Let’s be clear. This is not Grenfell. The word ‘tragedy’ may be all over the news, Twitter may be full of despair, but no architectural loss can compare with the deaths of seventy-two people. Nevertheless, the response to the latest devastating fire at Glasgow School of Art really is visceral and profound, just as it was four years ago when part of the building that included Charles Rennie Mackintosh’s world famous art nouveau library, first burned down.
The Mack, as the old section of the art school is known, is more than a building, more than an institution; it’s one of the cultural threads that runs through Glasgow, or at least through a wide slice of Glaswegian society. The School of Art is not just an art college, but a social hub, a music venue, an exhibition space, a weel-kent building of rare, international merit that all the citizens of the 'dear green place' can and do enjoy and take pride in. GSA has, quite genuinely, a unique and vital place in the soul of its city, and I say that as a graduate of its rival, Edinburgh College of Art.
My alma mater is a footnote in its own city, a place that many residents of the capital barely recognize. When I was there, artists graduated Edinburgh with a shrug but things always seemed a bit different at the other end of the M8. They had a soul that we did not; they had an identity and a purpose and that purpose was to be the best. As an Edinburgh student in the late 90s, I knew Glasgow was where it was at; I knew that Glasgow students were probably much better than us and that they were definitely much cooler and that they were the ones who would be snared by galleries, win prizes, establish successful pop bands.
The majority of Scotland’s most influential contemporary artists came through Glasgow, with the school producing a famous, first-class generation of painters in the 1980s, including Currie, Watt, Campbell, Wiszniewski and Howson, before coming to dominate the Turner Prize with its more recent graduates. In terms of contemporary art, GSA has shaped the discourse over the last three decades and continues to do so. It attracts the best students because it is the best.

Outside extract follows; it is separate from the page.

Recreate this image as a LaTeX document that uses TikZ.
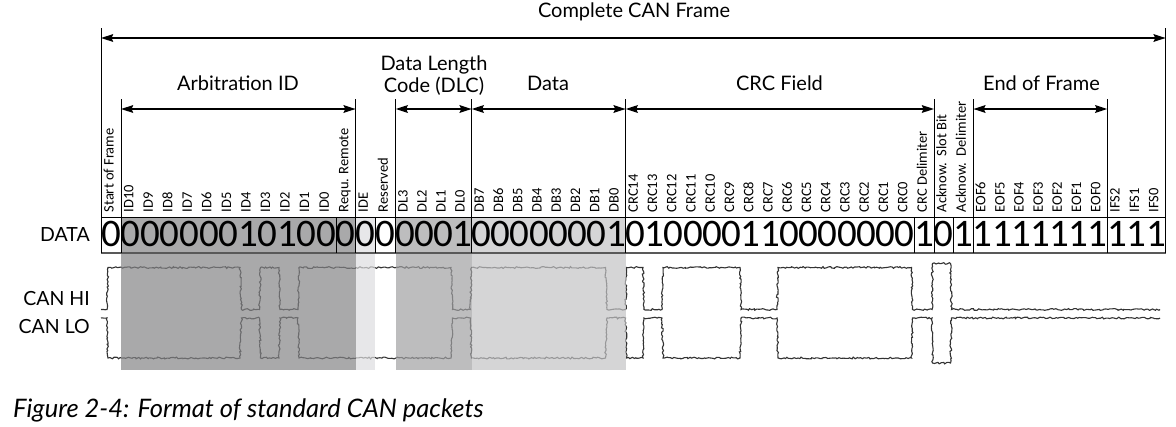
\documentclass[tikz,border=0pt]{standalone}
\usepackage{fontspec}
\setmainfont{Lato}
\newfontfamily\carl{Carlito}
\usetikzlibrary{arrows.meta,decorations.pathmorphing}
\definecolor{fArb}{RGB}{132,132,134}
\definecolor{fIde}{RGB}{221,221,223}
\definecolor{fDlc}{RGB}{161,161,163}
\definecolor{fDat}{RGB}{195,195,197}
\begin{document}
\begin{tikzpicture}[x=1pt,y=-1pt,
  head/.style={font=\fontsize{20}{22}\selectfont, inner sep=0pt, anchor=base},
  side/.style={font=\fontsize{19.5}{22}\selectfont, inner sep=0pt, anchor=base east},
  vlab/.style={font=\carl\fontsize{14.5}{14.5}\selectfont, rotate=90, anchor=mid west, inner sep=0pt},
  digit/.style={font=\carl\fontsize{39}{39}\selectfont, anchor=base, inner sep=0pt},
  sepline/.style={line width=0.8pt, black},
  dimline/.style={line width=2.2pt, {Stealth[length=12pt,width=7.5pt,inset=1.5pt]}-{Stealth[length=12pt,width=7.5pt,inset=1.5pt]}},
  wave/.style={line width=1.1pt, draw=black!80, decorate, decoration={random steps, segment length=1.8pt, amplitude=0.9pt}},
  shade/.style={opacity=0.7},
]
\useasboundingbox (0,0) rectangle (1176,426);
\pgfmathsetseed{11}
% waveforms
\draw[wave] (101,309.5) -- (107,309.5) -- (108,267.5) -- (240,267.5) -- (241.5,309.5) -- (259.5,309.5) -- (260.5,267.5) -- (279,267.5) -- (280,309.5) -- (298,309.5) -- (299,267.5) -- (451,267.5) -- (452.5,309.5) -- (470.5,309.5) -- (471.5,267.5) -- (605.5,267.5) -- (607,309.5) -- (625.5,309.5) -- (626.5,267.5) -- (643,267.5) -- (644,309.5) -- (662,309.5) -- (663,267.5) -- (740,267.5) -- (741,309.5) -- (777,309.5) -- (778,267.5) -- (911.5,267.5) -- (912.5,309.5) -- (932,309.5) -- (932.5,263.5) -- (950.5,263.5) -- (951.5,309.5) -- (1160,309.5);
\draw[wave] (101,318) -- (107,318) -- (108,358) -- (240,358) -- (241.5,318) -- (259.5,318) -- (260.5,358) -- (279,358) -- (280,318) -- (298,318) -- (299,358) -- (451,358) -- (452.5,318) -- (470.5,318) -- (471.5,358) -- (605.5,358) -- (607,318) -- (625.5,318) -- (626.5,358) -- (643,358) -- (644,318) -- (662,318) -- (663,358) -- (740,358) -- (741,318) -- (777,318) -- (778,358) -- (911.5,358) -- (912.5,318) -- (932,318) -- (932.5,363) -- (950.5,363) -- (951.5,318) -- (1160,318);
% shaded fields
\fill[fArb,shade] (121,217) rectangle (355.7,370);
\fill[fIde,shade] (355.7,217) rectangle (375,370);
\fill[fDlc,shade] (395.7,217) rectangle (471.7,370);
\fill[fDat,shade] (471.7,217) rectangle (625.7,370);
% row frame
\coordinate (RL) at (101,217);
\coordinate (RR) at (1165.7,217);
\coordinate (BL) at (101,253);
\coordinate (BR) at (1165.7,253);
\draw[sepline] (RL) -- (RR);
\draw[line width=1.6pt, black!65] (BL) -- (BR);
\foreach \x [count=\n] in {101,121,336,355.7,375,395.7,471.7,625.7,914.5,934,953.5,973.3,1107.3,1165.7}{
  \coordinate (S\n a) at (\x,217);
  \coordinate (S\n b) at (\x,253);
  \draw[sepline] (S\n a) -- (S\n b);
}
% tall lines
\coordinate (T0) at (101,28);
\coordinate (T1) at (1165.7,28);
\draw[sepline] (T0) -- (RL);
\draw[sepline] (T1) -- (RR);
\foreach \x [count=\n] in {121,355.7,395.7,471.7,625.7,934,973.3,1107.3}{
  \coordinate (U\n) at (\x,99);
  \coordinate (V\n) at (\x,217);
  \coordinate (A\n) at (\x,109);
  \draw[sepline] (U\n) -- (V\n);
}
% dimension arrows
\coordinate (M0) at (101,38);
\coordinate (M1) at (1165.7,38);
\draw[dimline] (M0) -- (M1);
\draw[dimline] (A1) -- (A2);
\draw[dimline] (A3) -- (A4);
\draw[dimline] (A4) -- (A5);
\draw[dimline] (A5) -- (A6);
\draw[dimline] (A7) -- (A8);
% headings
\node[head] (hframe) at (634,17.3) {Complete CAN Frame};
\node[head] (harb) at (238,90.7) {Arbitration ID};
\node[head] (hdlc1) at (434,70) {Data Length};
\node[head] (hdlc2) at (434,92.5) {Code (DLC)};
\node[head] (hdata) at (548,90.7) {Data};
\node[head] (hcrc) at (779.5,90.7) {CRC Field};
\node[head] (heof) at (1041.5,90.7) {End of Frame};
% side labels
\node[side] (sdata) at (90,241.7) {DATA};
\node[side] (shi) at (90,305) {CAN HI};
\node[side] (slo) at (90,333) {CAN LO};
% vertical bit labels and data digits
\foreach \x/\t/\d [count=\n] in {111/Start of Frame/0,130.75/ID10/0,150.3/ID9/0,169.85/ID8/0,189.4/ID7/0,208.95/ID6/0,228.5/ID5/0,248.05/ID4/1,267.6/ID3/0,287.15/ID2/1,306.7/ID1/0,326.25/ID0/0,345.85/Requ. Remote/0,365.35/IDE/0,385.35/Reserved/0,405.2/DL3/0,424.2/DL2/0,443.2/DL1/0,462.2/DL0/1,481.35/DB7/0,500.6/DB6/0,519.85/DB5/0,539.1/DB4/0,558.35/DB3/0,577.6/DB2/0,596.85/DB1/0,616.1/DB0/1,635.35/CRC14/0,654.6/CRC13/1,673.85/CRC12/0,693.1/CRC11/0,712.35/CRC10/0,731.6/CRC9/0,750.85/CRC8/1,770.1/CRC7/1,789.35/CRC6/0,808.6/CRC5/0,827.85/CRC4/0,847.1/CRC3/0,866.35/CRC2/0,885.6/CRC1/0,904.85/CRC0/0,924.25/CRC Delimiter/1,943.75/Acknow.~~Slot Bit/0,963.4/Acknow.~~Delimiter/1,982.85/EOF6/1,1002/EOF5/1,1021.15/EOF4/1,1040.3/EOF3/1,1059.45/EOF2/1,1078.6/EOF1/1,1097.75/EOF0/1,1117.05/IFS2/1,1136.5/IFS1/1,1155.95/IFS0/1}{
  \node[vlab] (L\n) at (\x,212.5) {\t};
  \node[digit] (D\n) at (\x,246.5) {\d};
}
% caption
\node[font=\itshape\fontsize{25.5}{28}\selectfont, inner sep=0pt, anchor=base west] (cap) at (13,417.3) {Figure 2-4: Format of standard CAN packets};
\end{tikzpicture}
\end{document}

All the restoration work conducted since the previous fire appears to have been lost. The dark, dark woodwork that had come to characterize the place was to be replaced by something much lighter, and a striking colour scheme, apparently much closer to Mackintosh’s original vision, was to be put in place. It would have been fascinating to see and reports on the work in progress were enthusiastic. Whether there will be the funds and capacity to go back to the drawing board and rebuild once more remains to be seen. What is not in doubt is that in Glasgow there will be the determination, the ambition and the sheer bloody mindedness necessary to see it through.